Dragon Quest Monsters: Caravan Heart is the third game in the Dragon Quest Monsters series, released only in Japan by Enix for the Game Boy Advance. The game was simultaneously announced with Dragon Quest VIII in Famitsu in 2002. Like the other Dragon Quest titles, development of Caravan Heart was led by Yuji Horii.

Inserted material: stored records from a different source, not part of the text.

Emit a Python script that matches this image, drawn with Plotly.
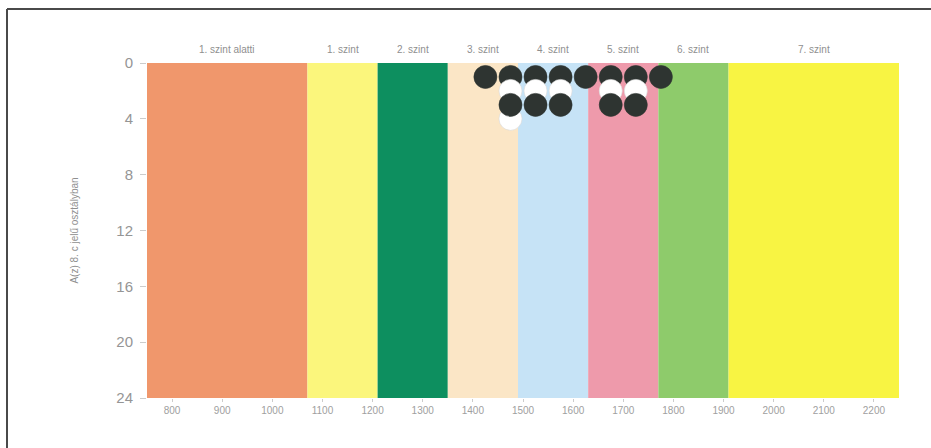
import plotly.graph_objects as go

# Level bands (score boundaries) and labels
level_edges = [750, 1070, 1210, 1350, 1490, 1630, 1770, 1910, 2250]
level_labels = ["1. szint alatti", "1. szint", "2. szint", "3. szint",
                "4. szint", "5. szint", "6. szint", "7. szint"]
level_colors = ["#f0976c", "#fbf67c", "#0d8f5f", "#fbe6c6",
                "#c6e3f6", "#ee9aab", "#8ecb6b", "#f8f443"]

# Students: score bin centres and number of students per bin
bin_centers = [1425, 1475, 1525, 1575, 1625, 1675, 1725, 1775]
bin_counts = [1, 4, 3, 3, 1, 3, 3, 1]

x_ticks = [800, 900, 1000, 1100, 1200, 1300, 1400, 1500, 1600, 1700,
           1800, 1900, 2000, 2100, 2200]
y_ticks = [0, 4, 8, 12, 16, 20, 24]

fig = go.Figure()

# background level bands
for i, lab in enumerate(level_labels):
    fig.add_shape(type="rect", xref="x", yref="y",
                  x0=level_edges[i], x1=level_edges[i + 1], y0=0, y1=24,
                  fillcolor=level_colors[i], line_width=0, layer="below")
    fig.add_annotation(x=(level_edges[i] + level_edges[i + 1]) / 2, xref="x",
                       y=1.039, yref="paper", text=lab, showarrow=False,
                       font=dict(size=10, color="#8f8f8f"), yanchor="middle")

# stacked dots: draw rows in order 1, 2, 4, 3 (as overlapping in the picture)
max_row = max(bin_counts)
order = [1, 2, 4, 3]
for r in order:
    if r > max_row:
        continue
    xs = [c for c, n in zip(bin_centers, bin_counts) if n >= r]
    ys = [r] * len(xs)
    dark = (r % 2 == 1)
    fig.add_trace(go.Scatter(
        x=xs, y=ys, mode="markers", showlegend=False, hoverinfo="skip",
        marker=dict(size=23,
                    color="#2e3431" if dark else "#ffffff",
                    line=dict(color="#2e3431" if dark else "#d8d8d8", width=0.6))))

fig.update_layout(
    width=931, height=448,
    margin=dict(l=147, r=32, t=63, b=50),
    paper_bgcolor="white", plot_bgcolor="white",
    font=dict(family="Liberation Sans, Arial, sans-serif", color="#8f8f8f"),
    xaxis=dict(range=[level_edges[0], level_edges[-1]], tickvals=x_ticks,
               ticks="outside", ticklen=3, tickcolor="#cccccc",
               showgrid=False, zeroline=False, showline=False,
               tickfont=dict(size=10, color="#a0a0a0")),
    yaxis=dict(range=[24, 0], tickvals=y_ticks, ticks="outside", ticklen=6,
               tickcolor="#cccccc", showgrid=False, zeroline=False,
               showline=False, tickfont=dict(size=15, color="#959595"),
               ticklabelstandoff=4,
               title=dict(text="A(z) 8. c jelű osztályban",
                          font=dict(size=10, color="#8f8f8f"), standoff=35)),
)

# outer frame (left and top edges visible, extending past the page edges)
fx = (7 - 147) / 752
fy = (398 - 9) / 335
fx_right = (931 - 147) / 752
fy_bottom = (398 - 448) / 335
fig.add_shape(type="line", xref="paper", yref="paper", x0=fx, x1=fx,
              y0=fy_bottom, y1=fy, line=dict(color="#4a4a4a", width=2))
fig.add_shape(type="line", xref="paper", yref="paper", x0=fx, x1=fx_right,
              y0=fy, y1=fy, line=dict(color="#4a4a4a", width=2))

fig.write_html("out.html", config={"displayModeBar": False},
               post_script="document.body.style.margin='0';")
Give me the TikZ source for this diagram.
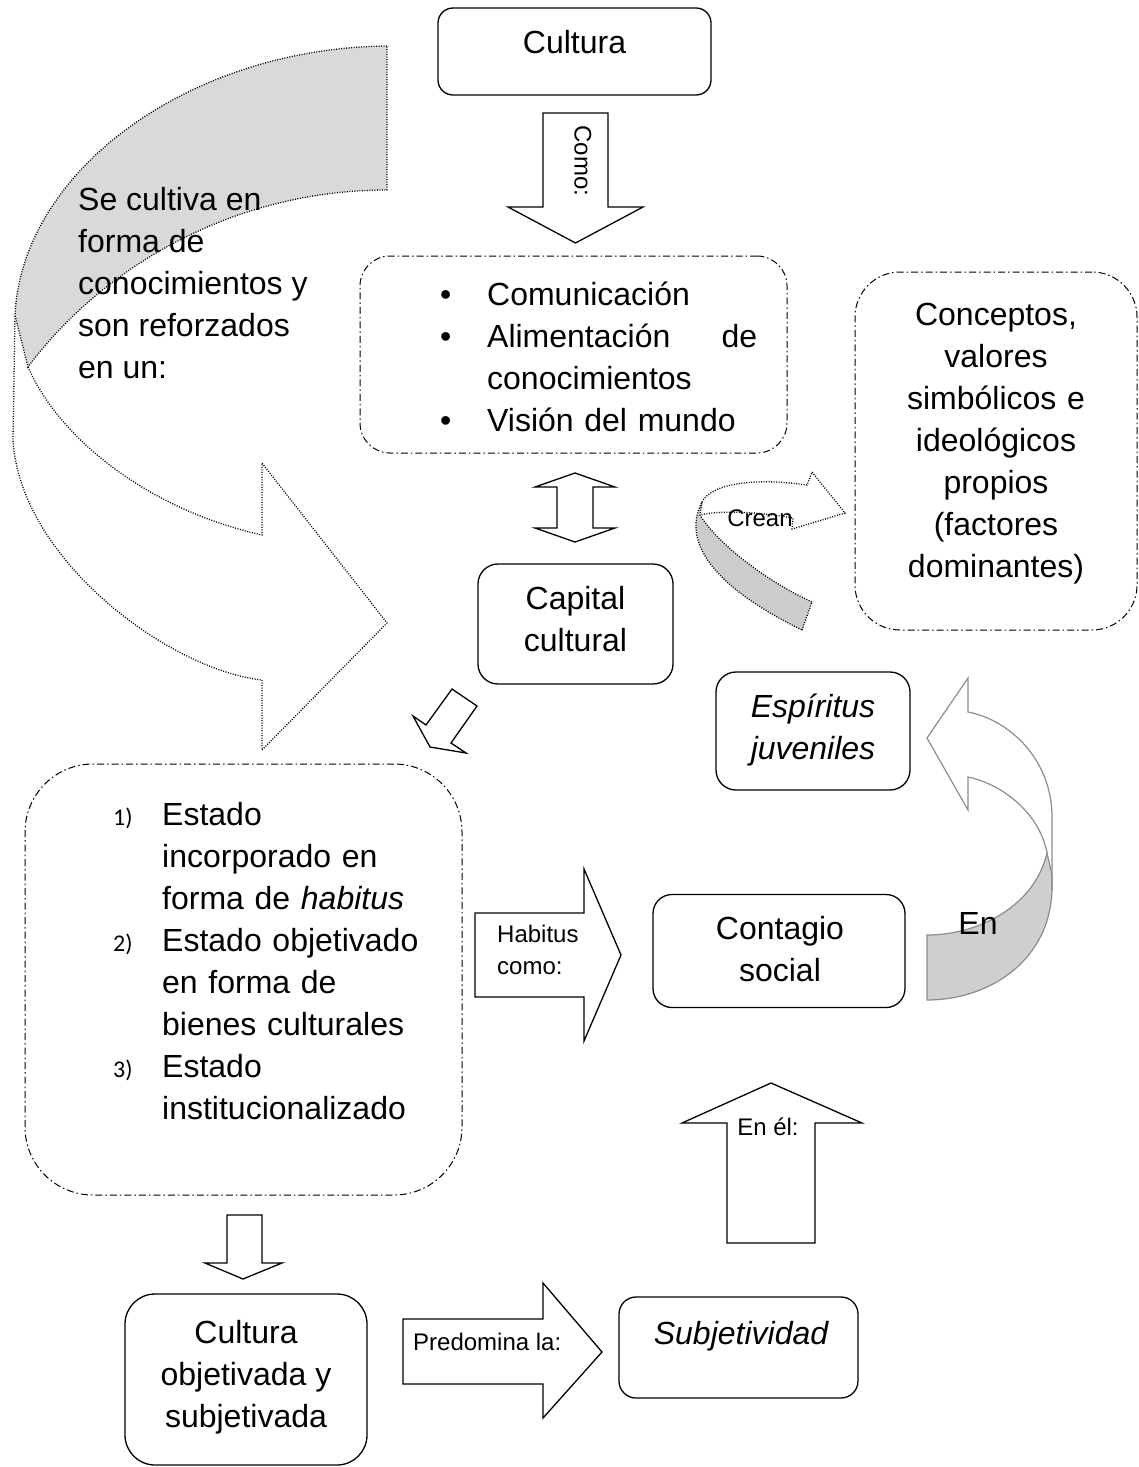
\documentclass[tikz,border=0pt]{standalone}
\usepackage{fontspec}
\setmainfont{Liberation Sans}
\newfontfamily\numfont{Carlito}
\begin{document}
\begin{tikzpicture}[x=1pt, y=-1pt, every node/.style={inner sep=0pt},
  solidbox/.style={draw=black, line width=1.3pt},
  dashbox/.style={draw=black, line width=1pt, dash pattern=on 7pt off 3pt on 1.5pt off 3pt},
  txtbig/.style={font=\fontsize{32}{42}\selectfont},
  txtbigit/.style={font=\fontsize{32}{42}\selectfont\itshape},
  txtsmall/.style={font=\fontsize{24}{32}\selectfont},
  blockarrow/.style={draw=black, line width=1.3pt, fill=white},
  dotarrow/.style={draw=black, line width=1.3pt, dash pattern=on 1pt off 1.5pt},
  greyarrow/.style={draw=black!45, line width=1.2pt}]
\useasboundingbox (0,0) rectangle (1138,1467);

% big curved arrow on the left
\draw[dotarrow, fill=black!15] (387,46) .. controls (190,48) and (22,170) .. (15,315) -- (28,367)
  .. controls (100,270) and (230,190) .. (387,190) -- cycle;
\draw[dotarrow] (28,367) .. controls (60,440) and (150,510) .. (262,535) -- (262,463) -- (387,623)
  -- (262,750) -- (262,680) .. controls (170,670) and (20,560) .. (13,440) -- (15,315);

% boxes
\node[solidbox, rounded corners=15pt, minimum width=273pt, minimum height=87pt] (cultura) at (574.5,51.5) {};
\node[dashbox, rounded corners=30pt, minimum width=427pt, minimum height=197pt] (lista) at (573.5,354.5) {};
\node[dashbox, rounded corners=45pt, minimum width=282pt, minimum height=358pt] (conceptos) at (996,451) {};
\node[solidbox, rounded corners=20pt, minimum width=195pt, minimum height=120pt] (capital) at (575.5,624) {};
\node[solidbox, rounded corners=20pt, minimum width=194pt, minimum height=118pt] (espiritus) at (813,731) {};
\node[dashbox, rounded corners=68pt, minimum width=437pt, minimum height=431pt] (estado) at (243.5,979.5) {};
\node[solidbox, rounded corners=19pt, minimum width=252pt, minimum height=113pt] (contagio) at (779,951) {};
\node[solidbox, rounded corners=30pt, minimum width=242pt, minimum height=171pt] (objetivada) at (246,1379.5) {};
\node[solidbox, rounded corners=17pt, minimum width=239pt, minimum height=101pt] (subjetividad) at (738.5,1347.5) {};

% block arrows
\draw[blockarrow] (543,113) -- (608,113) -- (608,207) -- (643,207) -- (575.5,243) -- (508,207) -- (543,207) -- cycle;
\draw[blockarrow] (575,473) -- (615,487) -- (593,487) -- (593,528) -- (615,528) -- (575,542) -- (535,528)
  -- (557,528) -- (557,487) -- (535,487) -- cycle;
\draw[blockarrow] (452,689) -- (477,706) -- (451,743) -- (466,753) -- (430,747) -- (413,716) -- (426,725) -- cycle;
\draw[blockarrow] (475,913) -- (584,913) -- (584,869) -- (621,955) -- (584,1041) -- (584,997) -- (475,997) -- cycle;
\draw[blockarrow] (727,1243) -- (727,1123) -- (682,1123) -- (771,1083) -- (862,1123) -- (815,1123) -- (815,1243) -- cycle;
\draw[blockarrow] (227,1215) -- (262,1215) -- (262,1263) -- (282,1263) -- (243,1279) -- (205,1263) -- (227,1263) -- cycle;
\draw[blockarrow] (403,1319) -- (543,1319) -- (543,1283) -- (602,1352) -- (543,1418) -- (543,1384) -- (403,1384) -- cycle;

% curved arrow "Crean"
\draw[dotarrow, fill=black!20] (802,630) -- (812,602) .. controls (760,578) and (715,540) .. (700,515)
  -- (702,502) .. controls (682,540) and (710,585) .. (802,630) -- cycle;
\draw[dotarrow] (702,502) .. controls (712,482) and (760,478) .. (807,485) -- (812,472) -- (845,513)
  -- (792,529) -- (793,518) .. controls (760,512) and (720,510) .. (700,515);

% curved arrow "En"
\draw[greyarrow, fill=black!19] (927,935) .. controls (980,935) and (1035,905) .. (1047,853) -- (1052,875)
  -- (1052,890) .. controls (1050,960) and (990,1000) .. (927,1000) -- cycle;
\draw[greyarrow] (1052,890) -- (1052,817) .. controls (1052,760) and (1010,720) .. (968,712) -- (968,678)
  -- (927,738) -- (968,810) -- (968,777) .. controls (1005,785) and (1040,815) .. (1047,853);

% texts
\node[txtbig, anchor=base] (tcultura) at (574.5,53) {Cultura};
\node[txtsmall, rotate=-90] (tcomo) at (583,161) {Como:};
\node[txtbig, anchor=base west, align=left] (tcultiva) at (78,378)
  {Se cultiva en\\forma de\\conocimientos y\\son reforzados\\en un:};
\node[txtbig, anchor=base west, text width=317pt, align=left] (tlista) at (440,305)
  {\makebox[47pt][l]{\textbullet}Comunicación\\
   \makebox[47pt][l]{\textbullet}Alimentación\hfill de\\
   \makebox[47pt][l]{}conocimientos\\
   \makebox[47pt][l]{\textbullet}Visión del mundo};
\node[txtbig, anchor=base, text width=282pt, align=center] (tconceptos) at (996,325)
  {Conceptos,\\valores\\simbólicos e\\ideológicos\\propios\\(factores\\dominantes)};
\node[txtsmall, anchor=base] (tcrean) at (760,526) {Crean};
\node[txtbig, anchor=base, align=center] (tcapital) at (575.5,651) {Capital\\cultural};
\node[txtbigit, anchor=base, align=center] (tespiritus) at (813,759) {Espíritus\\juveniles};
\node[txtbig, anchor=base west, text width=320pt, align=left] (testado) at (113,825)
  {\makebox[49pt][l]{\numfont\fontsize{24}{42}\selectfont 1)}Estado\\
   \makebox[49pt][l]{}incorporado en\\
   \makebox[49pt][l]{}forma de \textit{habitus}\\
   \makebox[49pt][l]{\numfont\fontsize{24}{42}\selectfont 2)}Estado objetivado\\
   \makebox[49pt][l]{}en forma de\\
   \makebox[49pt][l]{}bienes culturales\\
   \makebox[49pt][l]{\numfont\fontsize{24}{42}\selectfont 3)}Estado\\
   \makebox[49pt][l]{}institucionalizado};
\node[txtsmall, anchor=base west, align=left] (thabitus) at (497,974) {Habitus\\como:};
\node[txtbig, anchor=base, align=center] (tcontagio) at (780,981) {Contagio\\social};
\node[txtbig, anchor=base] (ten) at (978,934) {En};
\node[txtsmall, anchor=base] (tenel) at (768,1135) {En él:};
\node[txtbig, anchor=base, align=center] (tobjetivada) at (246,1427) {Cultura\\objetivada y\\subjetivada};
\node[txtsmall, anchor=base west] (tpredomina) at (413,1350) {Predomina la:};
\node[txtbigit, anchor=base] (tsubjetividad) at (741,1344) {Subjetividad};
\end{tikzpicture}
\end{document}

It is the second Dragon Quest game to be released for the Game Boy Advance (after Torneko no Daibouken 2 Advance). Caravan Heart features the character Prince Kiefer from Dragon Quest VII, as the game acts as a prequel to the PlayStation game. This is also the last game released under the Enix name, since the merger between Square and Enix was finalized a few days later, on April 1, 2003.

==Gameplay==

Battle in the game.

When defeating monsters in Caravan Heart, the player can occasionally gain "monster hearts" which can be used to merge into a monster for a new more powerful form. Humans also fight in the battles with the monsters in this installment. The human characters have access to 20 character classes, like hunter, bard, fighter, dancer, mage, and mapper. Players choose which characters to guard the caravan and how to array them in its defense. The mapper job is new and allows players to see the terrain around the caravan. Other differences include a caravan that the player must travel around in, allowing them to add both monsters and humans to their party. The caravan can have up to twelve members in it at a time, and each wagon can only hold a certain amount of weight. A players camp grows as the game goes on, and the more allies that travel with the protagonist, the larger the camp grows. The camp ends up becoming much like a town, with things like an Inn to heal the players party or a shop to buy equipment. To evolve monsters, players can put two monster hearts into one of their own monsters and cause it to be reborn as a more powerful monster. The game also features route mapping, with the game helping identify the path the uses the least amount of food. Players can have up to three carriages at any one time and twelve friends and three monsters guarding it.

==Plot==
The protagonist is Kiefer who appeared originally in Dragon Quest VII. On Prince Kiefer's tenth birthday, the prince was looking for a way to cause a little trouble and snuck out of Gran Estard Castle. This makes his father very angry, and when Kiefer is finally caught, he hides in his room. While hiding in the closet, a masked figure that calls herself The Master of the Illusions, Magarugi appears and tells Kiefer that if he finds the Orbs of Loto, he will be given one wish. Kiefer is pulled into the spirit's realm of Torland, the world of Dragon Quest II. When he first arrives, he encounters a caravan with a weak leader, Luin. Luin is also searching for the Orbs to save his sick parents. After their first battle together, the Caravan asks Kiefer to lead them. All together, they must travel the world in order to find the cure for Luin's sick parents and allow Kiefer to return to Estard Island.

==Development==
Caravan Heart was developed by external company Tose and published by series publisher Enix. The scenario was written by Fuminori Ishikawa. Recurring artist Akira Toriyama and composer Koichi Sugiyama returned to their established roles. Franchise creator Yuji Horii acted in a supervisory role. It was the third Monsters entry developed in a row. The series was designed as a celebratory one, bringing together fan favorite monsters. To create the illusion of 3D graphics, the game made use of affine transformation. The game released in Japan on March 29, 2003.

==Reception==
Caravan Heart was a top-seller during the time of its release, with over 538,000 units sold within three months of its release and 593,000 units sold to date. The game was given a 35 out of 40 by Famitsu magazine, netting a Platinum Award from the publication. RPGamer gave the game a 3 out of 5, praising the games easy “pick up and play” simplicity, but also noting that it doesn't show off the graphic or sound capabilities of the Game Boy Advance very well.